16 октября и 10 ноября 2000 г.

Переводить текст интересного, близкого тебе писателя – все равно что говорить с хорошо знакомым человеком

– Про родителей вы рассказывали в нашем интервью семилетней давности, я вот что хотела узнать: как они отнеслись к вашей гуманитарной направленности? Одобряли?

– Более внимательным к моему выбору и интересам был отец. У него был более широкий кругозор, и он понимал, что человек должен заниматься тем, к чему лежит у него душа.

– Отец был вам ближе?

– Трудно сказать. Отец умер молодым, сгорел за три месяца, ему был шестьдесят один год. Последние годы мать тяжело болела, у нее была болезнь Альцгеймера. Болезнь проявлялась до того, как была установлена, во множестве всяких трудностей в быту, общении. Я больше вспоминаю отца.

– Как бы вы охарактеризовали свою нишу в переводе немецкоязычной и античной литературы?

– Меня смущает слово «ниша». Последний раз я переводил с греческого Менандра и Платона, нет… потом возвращался к Эсхилу. После 1960-х годов я этим не занимался. С древнегреческого мне было интересно переводить поэтов, которые писали для театра: Эсхила, Аристофана, особенно Эсхила. Хоровые партии в греческих пьесах написаны сложными размерами, и каждый раз что-то новое, не один и тот же ямбический триметр, которым написаны диалоги и монологи. Для меня переводы античной литературы представляли, скорее, формальный интерес, но я не чувствовал тут просветительской задачи, которая многое значила для меня, когда я занимался литературой XX века.

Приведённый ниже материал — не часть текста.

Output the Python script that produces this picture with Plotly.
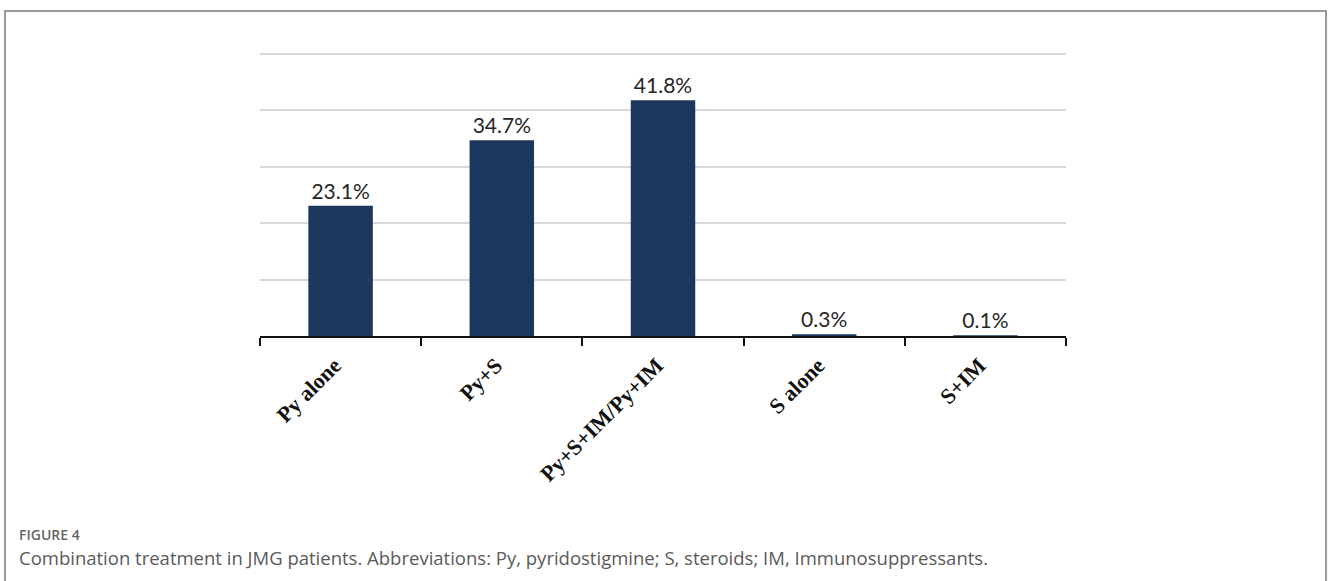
import plotly.graph_objects as go

# Treatment combinations and share of patients (%)
categories = ["Py alone", "Py+S", "Py+S+IM/Py+IM", "S alone", "S+IM"]
shares = [23.1, 34.7, 41.8, 0.3, 0.1]
y_ticks = [0, 10, 20, 30, 40, 50]

caption_head = "FIGURE 4"
caption_text = ("Combination treatment in JMG patients. Abbreviations: Py, pyridostigmine; "
                "S, steroids; IM, Immunosuppressants.")

W, H = 1328, 581

# vertical layout of the plot area (pixels from top)
y_zero_px = 336
px_per_unit = (336 - 54) / 50
y_max = 51
y_top_px = y_zero_px - y_max * px_per_unit

fig = go.Figure(
    go.Bar(
        x=categories,
        y=shares,
        marker=dict(color="#1b375e", line=dict(width=0)),
        texttemplate="%{y:.1f}%",
        textposition="outside",
        textfont=dict(family="Lato, 'Open Sans', sans-serif", size=21, color="#262626"),
        cliponaxis=False,
        width=0.4,
    )
)

fig.update_layout(
    width=W,
    height=H,
    margin=dict(l=0, r=0, t=0, b=0),
    paper_bgcolor="white",
    plot_bgcolor="white",
    showlegend=False,
    xaxis=dict(
        domain=[260 / W, 1066 / W],
        type="category",
        showline=True,
        linecolor="#111111",
        linewidth=2,
        ticks="outside",
        tickson="boundaries",
        ticklen=8,
        tickwidth=2,
        tickcolor="#111111",
        tickangle=-45,
        ticklabelshift=-6,
        ticklabelstandoff=6,
        tickfont=dict(family="'Liberation Serif', 'Times New Roman', serif",
                      size=22, color="#111111", weight="bold"),
        showgrid=False,
        automargin=False,
    ),
    yaxis=dict(
        domain=[1 - y_zero_px / H, 1 - y_top_px / H],
        range=[0, y_max],
        tickvals=y_ticks,
        showticklabels=False,
        showgrid=True,
        gridcolor="#d9d9d9",
        gridwidth=1.5,
        zeroline=False,
        showline=False,
        automargin=False,
    ),
    shapes=[
        dict(
            type="rect", xref="paper", yref="paper",
            x0=5 / W, x1=1326 / W, y0=-0.05, y1=1 - 11 / H,
            line=dict(color="#7a7a7a", width=1.5),
            fillcolor="rgba(0,0,0,0)", layer="below",
        )
    ],
    annotations=[
        dict(
            text=caption_head, xref="paper", yref="paper",
            x=17 / W, y=1 - 534 / H, xanchor="left", yanchor="middle",
            showarrow=False,
            font=dict(family="'Open Sans', sans-serif", size=14, color="#666666", weight=600),
        ),
        dict(
            text=caption_text, xref="paper", yref="paper",
            x=17 / W, y=1 - 557 / H, xanchor="left", yanchor="middle",
            showarrow=False,
            font=dict(family="'Open Sans', sans-serif", size=18.5, color="#5a5a5a"),
        ),
    ],
)

fig.write_html("out.html")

Мне казалось, что моим соотечественникам будет интересно прочесть то, что пишут о нашем времени зарубежные писатели, и это было тем интереснее, чем закрытее была наша страна, и чем труднее был доступ к этим книгам, и чем меньше людей могли прочитать их в подлиннике. Сейчас в этом смысле многое изменилось.

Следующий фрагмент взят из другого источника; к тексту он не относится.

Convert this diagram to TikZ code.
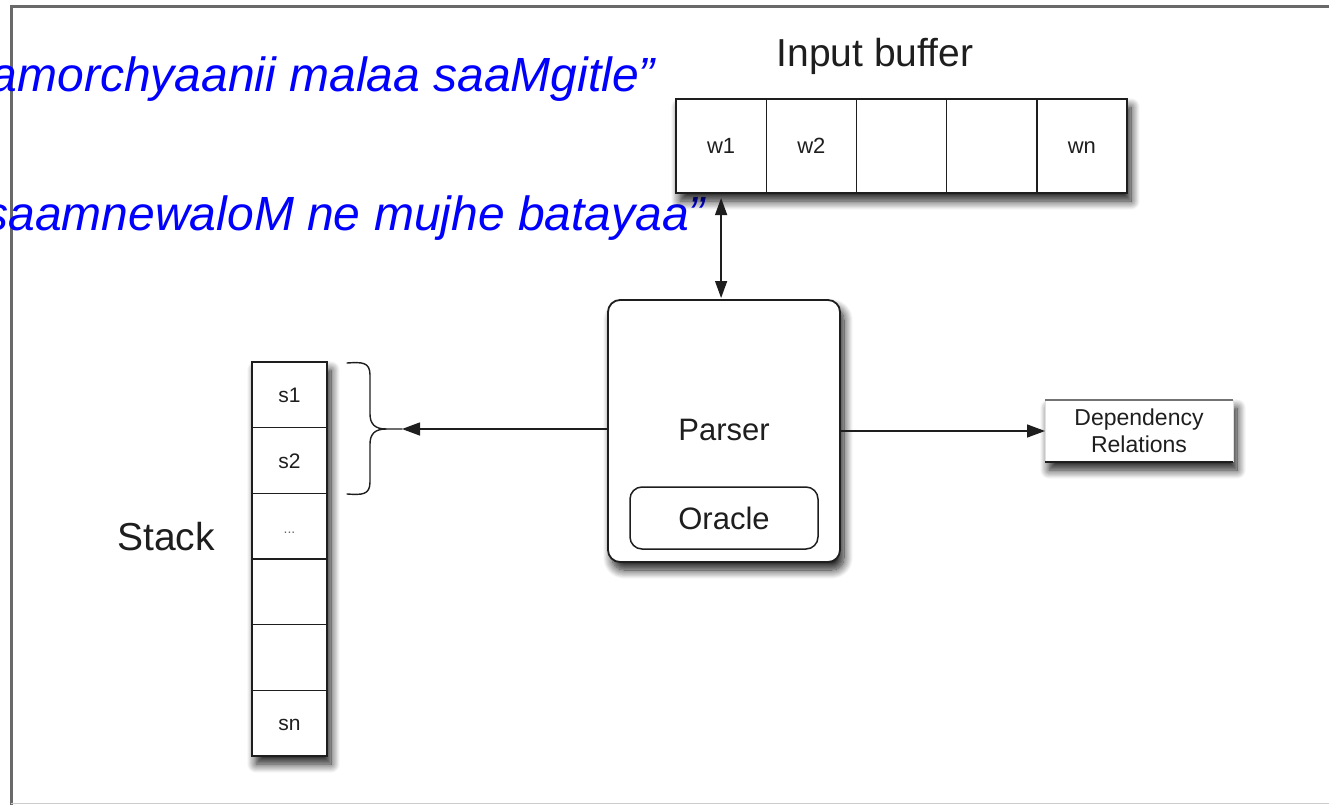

– С древнегреческого вы переводили драматургов, а с немецкого – в основном прозаиков. Исключения в этом ряду – четыре пьесы Брехта и «Андорра» Фриша.

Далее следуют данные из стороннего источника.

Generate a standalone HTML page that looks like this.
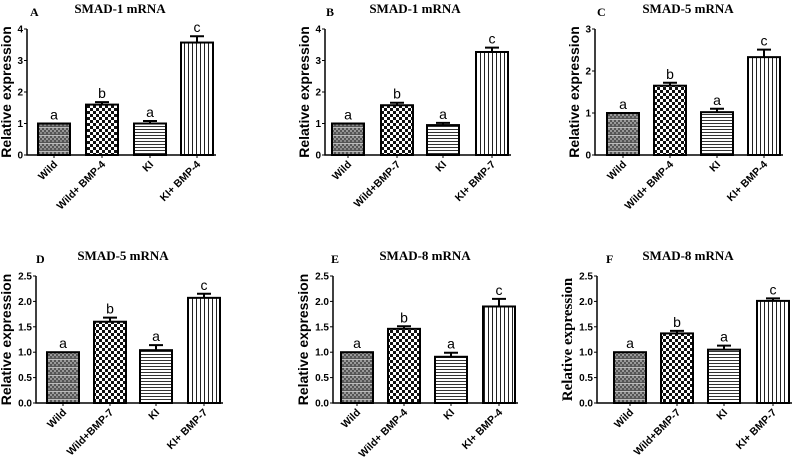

– Принципиального различия между прозаиками и драматургами нет. Если взять многих наших драматургов, особенно тех, для кого драматургия – источник хорошего заработка…

– Вы говорите о современных драматургах?

– Да, особенно о драматургах советского времени, которые состояли в услужении у власти: «Чего изволите?» – и пьесы пекли как пирожки. Помню, в конце 1940-х или в самом начале 1950-х годов я решил сходить в Художественный театр на пьесу Сурова «Зеленая улица» о железнодорожниках. Теперь его имя стало нарицательным, как образец неинтересной конъюнктурной драматургии. После этого спектакля, когда я слышал, что кто-то драматург, я априори отшатывался от него, хотя были среди них и способные люди. Конъюнктурность у нас в драматургии чувствовалась особенно сильно.